Start MATERIAL PROVIDED

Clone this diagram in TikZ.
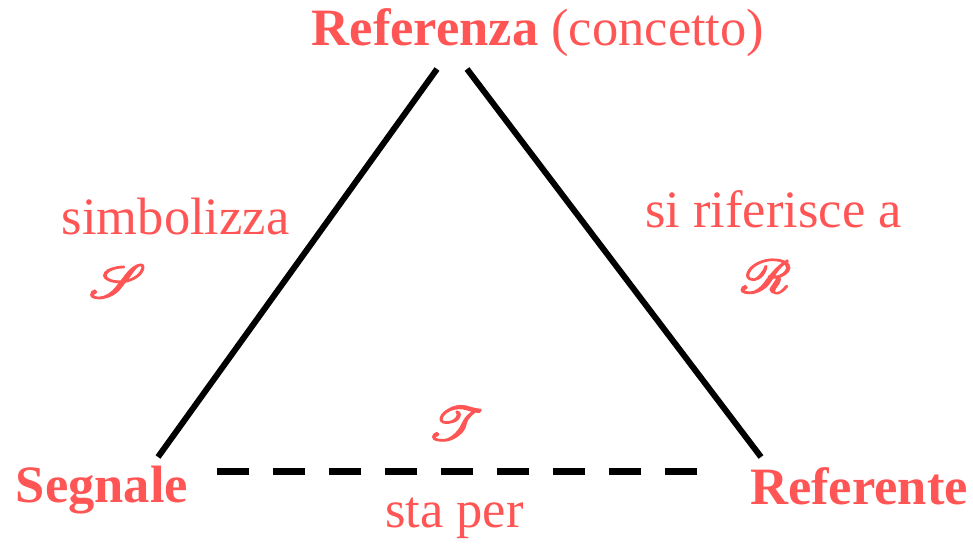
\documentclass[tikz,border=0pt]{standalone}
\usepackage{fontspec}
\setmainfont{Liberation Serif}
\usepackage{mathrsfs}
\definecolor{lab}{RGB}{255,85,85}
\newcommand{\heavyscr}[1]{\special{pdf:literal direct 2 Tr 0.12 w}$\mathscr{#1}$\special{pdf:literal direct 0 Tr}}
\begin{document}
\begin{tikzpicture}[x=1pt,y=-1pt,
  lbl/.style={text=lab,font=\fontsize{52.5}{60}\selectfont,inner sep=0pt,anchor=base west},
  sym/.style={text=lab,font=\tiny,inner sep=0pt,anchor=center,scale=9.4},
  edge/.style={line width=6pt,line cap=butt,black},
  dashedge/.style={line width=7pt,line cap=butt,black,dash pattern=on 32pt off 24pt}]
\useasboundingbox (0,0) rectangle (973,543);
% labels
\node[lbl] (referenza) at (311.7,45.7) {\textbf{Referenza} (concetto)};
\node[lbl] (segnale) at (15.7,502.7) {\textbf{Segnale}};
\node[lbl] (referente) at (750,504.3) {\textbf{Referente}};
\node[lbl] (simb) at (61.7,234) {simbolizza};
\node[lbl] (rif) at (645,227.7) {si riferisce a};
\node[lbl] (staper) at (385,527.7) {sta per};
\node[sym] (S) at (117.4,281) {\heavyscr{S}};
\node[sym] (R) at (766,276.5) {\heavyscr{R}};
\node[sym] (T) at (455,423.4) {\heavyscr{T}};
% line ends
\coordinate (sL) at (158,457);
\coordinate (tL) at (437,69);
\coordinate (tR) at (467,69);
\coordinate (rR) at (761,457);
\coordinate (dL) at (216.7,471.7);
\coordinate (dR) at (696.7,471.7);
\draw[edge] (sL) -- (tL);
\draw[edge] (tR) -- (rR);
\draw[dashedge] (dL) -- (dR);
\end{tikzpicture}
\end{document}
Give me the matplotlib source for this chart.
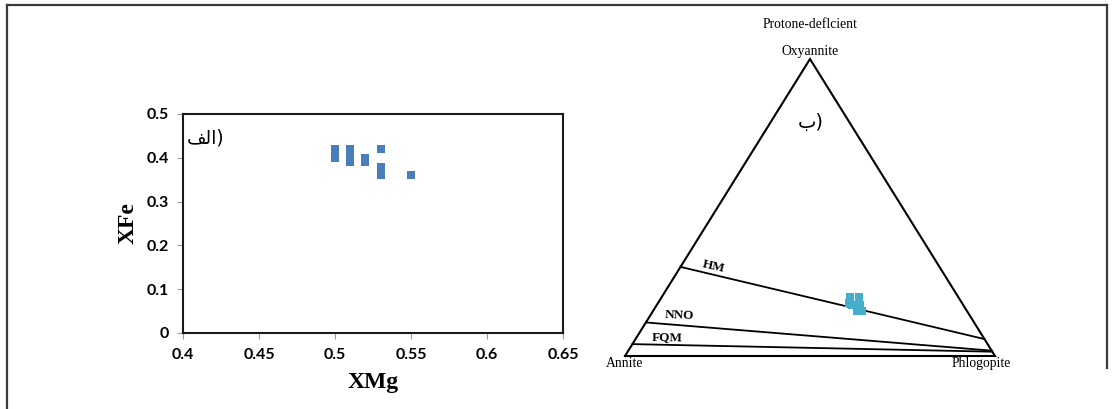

End MATERIAL PROVIDED

GIVEN PROBLEM: Within the listing above, copy each line that has the string "this".

REPLY TO THE TASK:
Clone this diagram in TikZ.
Give me the matplotlib source for this chart.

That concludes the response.